Your organization is a sweet-smelling flower, one that desperately needs to be pollinated with money. Customers carry around money, visiting stores, leaving their money behind and keeping the world going, much like a bee visiting flowers. In exchange for this pollination, you’re providing them the sweet nectar of knowledge and the pollen of product. The moment you withhold the sweetness of nectar is the moment you stop being visited.
Bees are dying at an alarming rate and it could single-handedly destroy life on our planet. Whew. Take a deep breath, Joe. Let your conspiracy-theorist mind take a nap. What many don’t know is that flies, too, are able to pollinate, though not near as effective. Why? Some say it is because they’re terrible at carrying around money, er, pollen I mean, because their legs aren’t hairy. However, I say it is because flies are equally as attracted to the smell of crap as they are to the sweet smell of flowers. Want to make more money? Appeal more to the bees than the flies. They pollinate you with far more money than flies.
There is an old English proverb, “you catch more bees with honey than vinegar”. A similar statement exists, “you catch more flies with honey than vinegar.” This translates to the idea that you are more desired if you’re sweet, rather than acidic. With that said, I submit to you that you catch more flies with crap than with honey. Flies don’t care about taste. They care about the easiest and cheapest garbage around. Bees seek a source of delicious nectar and you must supply this to them if you seek pollination.
As I analogized, information and product are pollen. The information and experience you provide them through lead management, call handling, and face to face in the showroom is what lures bees to you. Here are a few helpful hints on how to position yourself as a flower in need of a visit.
How to attract bees:
1. On your website: Give your shoppers the ability to view pricing, see incentives, read reviews, compare off-brand models with yours, calculate payments, get approved for financing, estimate their trade value, and create their deal on real inventory. Don’t withhold any online nectar or they’ll fly right past your website. (Filling your pages with keyword-focused word diarrhea for the search engines attracts only flies and Google spiders, not bees.)

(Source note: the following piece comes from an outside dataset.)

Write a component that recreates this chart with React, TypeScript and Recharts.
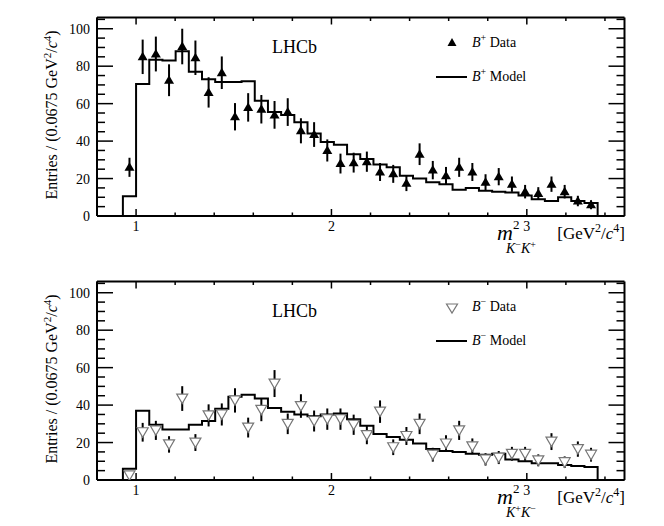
import React from 'react';
import { ComposedChart, Line, Scatter, ErrorBar, XAxis, YAxis } from 'recharts';

// histogram binning (0.0675 GeV^2/c^4 per bin)
const BIN_START = 0.9325;
const BIN_WIDTH = 0.0675;

const PLUS_DATA = [26, 85, 86.5, 72.5, 90.5, 84.5, 66, 76.5, 53, 58, 57, 54, 55.5, 45.5, 43.5, 35, 28, 28.5, 29, 23.5, 22.5, 17.5, 33, 24.5, 21.5, 26, 23.5, 18, 21, 17, 13, 12, 17, 13, 8, 6];
const PLUS_ERR = [5.1, 9.2, 9.3, 8.5, 9.5, 9.2, 8.1, 8.7, 7.3, 7.6, 7.6, 7.4, 7.4, 6.7, 6.6, 5.9, 5.3, 5.3, 5.4, 4.8, 4.8, 4.2, 5.8, 4.9, 4.7, 5.1, 4.8, 4.3, 4.6, 4.1, 3.6, 3.4, 4.1, 3.6, 2.8, 2.4];
const PLUS_MODEL = [10.5, 70.5, 83.5, 83, 88, 77, 73, 71.5, 71.5, 72, 61.5, 55.5, 54, 50, 44, 39.5, 38, 33, 30.5, 27.5, 26, 21.5, 20, 18, 17, 14, 15, 13.5, 13, 12.5, 11, 9, 8, 10, 8, 7];

const MINUS_DATA = [2.5, 25.5, 26.5, 19, 43.5, 20, 34.5, 35, 42.5, 28, 37.5, 51.5, 30, 39.5, 31.5, 32.5, 32.5, 29.5, 24, 36.5, 17.5, 23.5, 30, 13.5, 19.5, 26.5, 18, 11, 12, 14, 14, 10.5, 20.5, 9.5, 16.5, 13.5];
const MINUS_ERR = [1.6, 5.0, 5.1, 4.4, 6.6, 4.5, 5.9, 5.9, 6.5, 5.3, 6.1, 7.2, 5.5, 6.3, 5.6, 5.7, 5.7, 5.4, 4.9, 6.0, 4.2, 4.8, 5.5, 3.7, 4.4, 5.1, 4.2, 3.3, 3.5, 3.7, 3.7, 3.2, 4.5, 3.1, 4.1, 3.7];
const MINUS_MODEL = [6, 37, 29.5, 27, 27, 29.5, 31.5, 38, 44.5, 45.5, 43.5, 38.5, 36.5, 35, 34, 35, 35.5, 32.5, 29, 24.5, 23, 21.5, 19.5, 16.5, 15.5, 15, 14, 13.5, 14, 11, 10, 9, 9, 8, 7.5, 7];

const X_TICKS = [0.8, 1, 1.2, 1.4, 1.6, 1.8, 2, 2.2, 2.4, 2.6, 2.8, 3, 3.2, 3.4];
const X_LABELS = [1, 2, 3];
const Y_TICKS = [0, 5, 10, 15, 20, 25, 30, 35, 40, 45, 50, 55, 60, 65, 70, 75, 80, 85, 90, 95, 100, 105];
const Y_LABELS = [0, 20, 40, 60, 80, 100];

const FONT = '"Liberation Serif", "DejaVu Serif", serif';
const isMajor = (v: number, list: number[]) => list.some((m) => Math.abs(m - v) < 1e-6);

const toPoints = (vals: number[], errs: number[]) =>
  vals.map((v, i) => ({ x: BIN_START + BIN_WIDTH * (i + 0.5), y: v, err: errs[i] }));

const toSteps = (vals: number[]) => [
  { x: 0.8, y: 0 },
  ...vals.map((v, i) => ({ x: BIN_START + BIN_WIDTH * i, y: v })),
  { x: BIN_START + BIN_WIDTH * vals.length, y: 0 },
  { x: 3.5, y: 0 },
];

const BottomTick = (p: any) => {
  const major = isMajor(p.payload.value, X_LABELS);
  return (
    <g>
      <line x1={p.x} x2={p.x} y1={p.y} y2={p.y - (major ? 7 : 3.5)} stroke="#000" strokeWidth={1.5} />
      {major && (
        <text x={p.x} y={p.y + 15} textAnchor="middle" fontSize={14} fontFamily={FONT} fill="#000">
          {Math.round(p.payload.value)}
        </text>
      )}
    </g>
  );
};

const TopTick = (p: any) => {
  const major = isMajor(p.payload.value, X_LABELS);
  return <line x1={p.x} x2={p.x} y1={p.y} y2={p.y + (major ? 7 : 3.5)} stroke="#000" strokeWidth={1.5} />;
};

const LeftTick = (p: any) => {
  const major = isMajor(p.payload.value, Y_LABELS);
  return (
    <g>
      <line x1={p.x} x2={p.x + (major ? 16 : 8)} y1={p.y} y2={p.y} stroke="#000" strokeWidth={1.5} />
      {major && (
        <text x={p.x - 7} y={p.y + 5} textAnchor="end" fontSize={14} fontFamily={FONT} fill="#000">
          {p.payload.value}
        </text>
      )}
    </g>
  );
};

const RightTick = (p: any) => {
  const major = isMajor(p.payload.value, Y_LABELS);
  return <line x1={p.x} x2={p.x - (major ? 16 : 8)} y1={p.y} y2={p.y} stroke="#000" strokeWidth={1.5} />;
};

const UpTriangle = (p: any) => (
  <polygon
    points={`${p.cx},${p.cy - 5} ${p.cx - 5},${p.cy + 3.5} ${p.cx + 5},${p.cy + 3.5}`}
    fill="#000"
  />
);

const DownTriangle = (p: any) => (
  <polygon
    points={`${p.cx - 5.5},${p.cy - 4.5} ${p.cx + 5.5},${p.cy - 4.5} ${p.cx},${p.cy + 5}`}
    fill="#fff"
    stroke="#777"
    strokeWidth={1.2}
  />
);

const axisLine = { stroke: '#000', strokeWidth: 2 };

function Panel({ top, data, errs, model, marker }: any) {
  const pts = toPoints(data, errs);
  const steps = toSteps(model);
  return (
    <div style={{ position: 'absolute', left: 0, top }}>
      <ComposedChart width={664} height={263} margin={{ top: 16.5, right: 38.5, bottom: 17, left: 87 }}>
        <XAxis xAxisId="b" dataKey="x" type="number" domain={[0.8, 3.5]} allowDataOverflow ticks={X_TICKS}
          interval={0} height={30} tickSize={0} tickMargin={0} tickLine={false} axisLine={axisLine} tick={BottomTick} />
        <XAxis xAxisId="t" orientation="top" dataKey="x" type="number" domain={[0.8, 3.5]} allowDataOverflow ticks={X_TICKS}
          interval={0} height={1} tickSize={0} tickMargin={0} tickLine={false} axisLine={axisLine} tick={TopTick} />
        <YAxis yAxisId="l" dataKey="y" type="number" domain={[0, 106]} allowDataOverflow ticks={Y_TICKS}
          interval={0} width={10} tickSize={0} tickMargin={0} tickLine={false} axisLine={axisLine} tick={LeftTick} />
        <YAxis yAxisId="r" orientation="right" dataKey="y" type="number" domain={[0, 106]} allowDataOverflow ticks={Y_TICKS}
          interval={0} width={1} tickSize={0} tickMargin={0} tickLine={false} axisLine={axisLine} tick={RightTick} />
        <Line xAxisId="b" yAxisId="l" data={steps} dataKey="y" type="stepAfter" stroke="#000" strokeWidth={2}
          dot={false} activeDot={false} isAnimationActive={false} />
        <Scatter xAxisId="b" yAxisId="l" data={pts} dataKey="y" shape={marker} isAnimationActive={false}>
          <ErrorBar dataKey="err" direction="y" width={0} stroke="#000" strokeWidth={2} isAnimationActive={false} />
        </Scatter>
      </ComposedChart>
    </div>
  );
}

function Annotations({ dy, sign, sub }: { dy: number; sign: string; sub: [string, string] }) {
  return (
    <g fontFamily={FONT} fill="#000">
      <text x={272} y={53 + dy} fontSize={18}>LHCb</text>
      {/* legend */}
      {sign === '+' ? (
        <polygon points={`452,${38 + dy} 447.5,${46 + dy} 456.5,${46 + dy}`} fill="#000" />
      ) : (
        <polygon points={`446.5,${40 + dy} 457.5,${40 + dy} 452,${49 + dy}`} fill="#fff" stroke="#777" strokeWidth={1.2} />
      )}
      <text x={472} y={47 + dy} fontSize={14}>
        <tspan fontStyle="italic">B</tspan>
        <tspan fontSize={10} dy={-6}>{sign === '+' ? '+' : '−'}</tspan>
        <tspan dy={6}> Data</tspan>
      </text>
      <line x1={436} x2={467} y1={77 + dy} y2={77 + dy} stroke="#000" strokeWidth={2} />
      <text x={472} y={81 + dy} fontSize={14}>
        <tspan fontStyle="italic">B</tspan>
        <tspan fontSize={10} dy={-6}>{sign === '+' ? '+' : '−'}</tspan>
        <tspan dy={6}> Model</tspan>
      </text>
      {/* x title */}
      <text x={497} y={240 + dy}>
        <tspan fontStyle="italic" fontSize={22}>m</tspan>
        <tspan fontSize={13} dy={-11}>2</tspan>
      </text>
      <text x={506} y={253 + dy} fontSize={14}>
        <tspan fontStyle="italic">K</tspan>
        <tspan fontSize={10} dy={-5}>{sub[0]}</tspan>
        <tspan fontStyle="italic" dy={5}>K</tspan>
        <tspan fontSize={10} dy={-5}>{sub[1]}</tspan>
      </text>
      <text x={625} y={239 + dy} fontSize={17} textAnchor="end">
        [GeV<tspan fontSize={12} dy={-7}>2</tspan>
        <tspan dy={7}>/</tspan>
        <tspan fontStyle="italic">c</tspan>
        <tspan fontSize={12} dy={-7}>4</tspan>
        <tspan dy={7}>]</tspan>
      </text>
      {/* y title */}
      <text x={57} y={115 + dy} fontSize={16} textAnchor="middle" transform={`rotate(-90 57 ${115 + dy})`}>
        Entries / (0.0675 GeV<tspan fontSize={11} dy={-6}>2</tspan>
        <tspan dy={6}>/</tspan>
        <tspan fontStyle="italic">c</tspan>
        <tspan fontSize={11} dy={-6}>4</tspan>
        <tspan dy={6}>)</tspan>
      </text>
    </g>
  );
}

export default function App() {
  return (
    <div style={{ position: 'absolute', left: 0, top: 0, width: 664, height: 526, background: '#fff', overflow: 'hidden' }}>
      <Panel top={0} data={PLUS_DATA} errs={PLUS_ERR} model={PLUS_MODEL} marker={UpTriangle} />
      <Panel top={264} data={MINUS_DATA} errs={MINUS_ERR} model={MINUS_MODEL} marker={DownTriangle} />
      <svg width={664} height={526} style={{ position: 'absolute', left: 0, top: 0, pointerEvents: 'none' }}>
        <Annotations dy={0} sign="+" sub={['−', '+']} />
        <Annotations dy={264} sign="-" sub={['+', '−']} />
      </svg>
    </div>
  );
}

2. Responding to leads: Send them something sweet in the form of education. Confirm discounted pricing, craft a positive worded reply, put together an appetizing quote, share a colorful video, and use natural language (the language of nature) in your responses. (Sending generic emails serves no purpose).
3. Handling sales calls: Be thankful and personable, answer their questions, ask more in return to guide them, invite them to your flower by delivering pollen and promising more of it. If you offer customers no information nectar, there is nothing to lure them to you. If you fill your speech with garbage word tracks, you will only catch flies, not bees. Talk sweet to them on the phone, not robotic. Being overly scripted sounds like crap. And carp only attracts flies.
4. Delivering a memorable showroom experience. All the data points to the fact that customers will pay more for better experiences. If you offer the cheapest flower, you won’t get the best bees. Once you have them in your store, how flexible are you at delivering the best pollination procedures the garden has to offer? By forcing customers to follow an antiquated road to the sale that is formulaic and serve up crappy experiences, the only ones willing to stick around will be the flies.
In the end, we must realize we need each other. Customers need dealerships (for now) the way bees and flowers are imperative to the survival of each other. Flies don’t need flowers and flowers don’t need flies. Not while we have bees still circulating the interwebs and pollinating organizations with their money. Organizations that are going to grow, bloom, blossom and spread will be those that put out the sweetest smelling communication, the most colorful content, and the most bee-centric experience possible. Think of who you serve and who you seek. If you’re not building a better flower for the best visitor, you’re going to wither away and die.